Underlying the questions the conference will address is North Korea’s nuclear weapons program. Given North Korean leader Kim Jong-un’s stance that he has no intention to reverse its development of such weapons, tensions are continuing to rise in the region.

“North Korea sees nuclear weapons as their ticket to guaranteeing security,” said Andrew Yeo, professor of politics and director of Asian studies at The Catholic University of America. “Most policymakers wouldn’t care about North Korea if they didn’t have nuclear weapons.”

He said the last meaningful engagement between the two nations occurred in 2019. The COVID-19 pandemic that began in 2020 led to a self-imposed lockdown of North Korea that has restricted efforts to bridge the divide that exists.

He credited Korean Catholic leaders for “always looking for avenues of engagement” and for making clear that “isolating North Korea is not going to get us anywhere and that, most likely, it’s going to make the situation worse.”

The peace conference emerged within the Catholic Institute of Northeast Asia Peace, founded by Bishop Peter Lee Ki-heon of Uijeongbu, South Korea, chairman of the Korean bishops’ Committee for the Reconciliation of the Korean People.

Love said the institute, known as CINAP, is attempting to “build more constituents for peace.”

This year’s conference will include a pair of sessions examining ways to advance peace on the Korean peninsula. One session will include a review of the 2015 visit by South Korean bishops to the North and subsequent efforts to engage North Korea.

Beyond the formal program, the most important message-sharing will occur as members of the Korean delegation meet with U.S. officials at the State Department, the National Security Council and on Capitol Hill.

Archbishop Timothy P. Broglio of the U.S. Archdiocese for the Military Services, past chairman of the U.S. bishops’ Committee on International Justice and Peace, will accompany the Koreans during the meetings. Also joining them will be Bishop David J. Malloy of Rockford, Illinois, current chairman, and Bishop Frank J. Dewane of Venice, Florida, a committee member.

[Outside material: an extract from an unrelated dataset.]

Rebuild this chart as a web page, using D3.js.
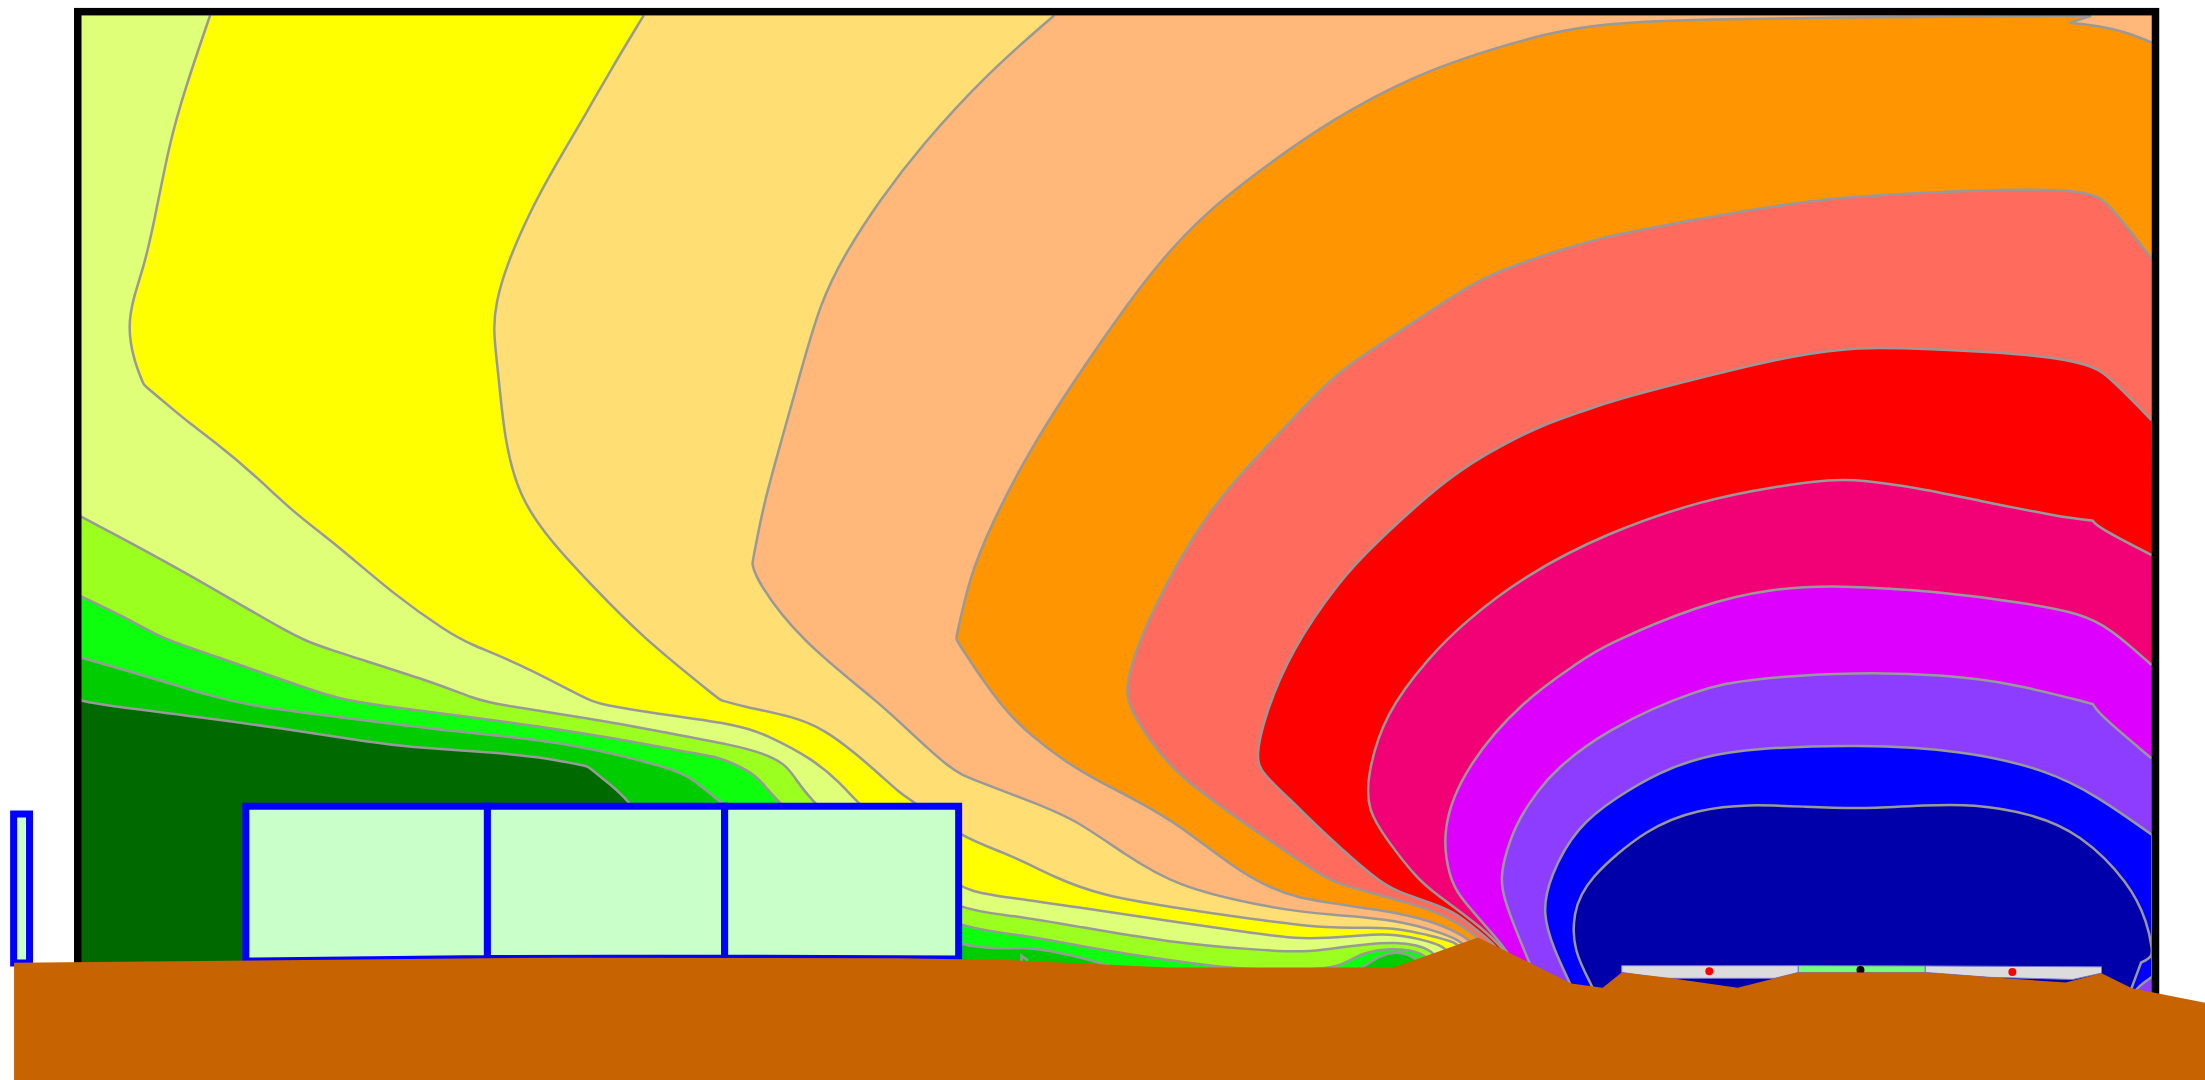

The face-to-face encounters will allow church leaders to impress upon U.S. policymakers their views for alternatives beyond military-first options and economic sanctions against North Korea.

“I hope the message comes out that some initiative for peace is possible,” Archbishop Broglio told CNS.

The archbishop, who will join one of the panel discussions, said dialogue is important to pursue with North Korea, and he hopes the U.S. government will hear that message from the Korean representatives.

“It’s clear that new ideas are necessary. If in some way or another we (U.S. bishops) can be the vehicle that opens other possibilities, well, then I think that’s a very positive thing,” said Archbishop Broglio, who has visited South Korea numerous times.

Still, he expressed that caution is necessary in dealing with Kim, saying that “while we’d like to see peace happen,” it’s important for both North and South to agree on the substantive steps to take.

“I don’t have a great deal of information about the willingness of the North to do that,” he said.

Jesuit Father Dennis McNamara, the Park professor of sociology and Korean studies at Georgetown University, said solutions to the issues confronting South Korea and North Korea will be difficult to achieve, but not impossible.

He will join the conference to offer suggestions on how to broach the divide between the two nations. Father McNamara also suggested that it may be “civic diplomacy” by leaders within the Catholic Church, universities and nongovernmental organizations that guide the way to improved cross-border relations.

“Peace building is what we are looking for,” the priest said. “The conference can become something of a model for peace building. Specifically, the real significance is getting the U.S. involved on the North Korean issue without the military running the process.

“For the State Department, this is a boon,” he added. “They’re getting a dialogue in which they don’t have to be running the dialogue. I think that’s very important.”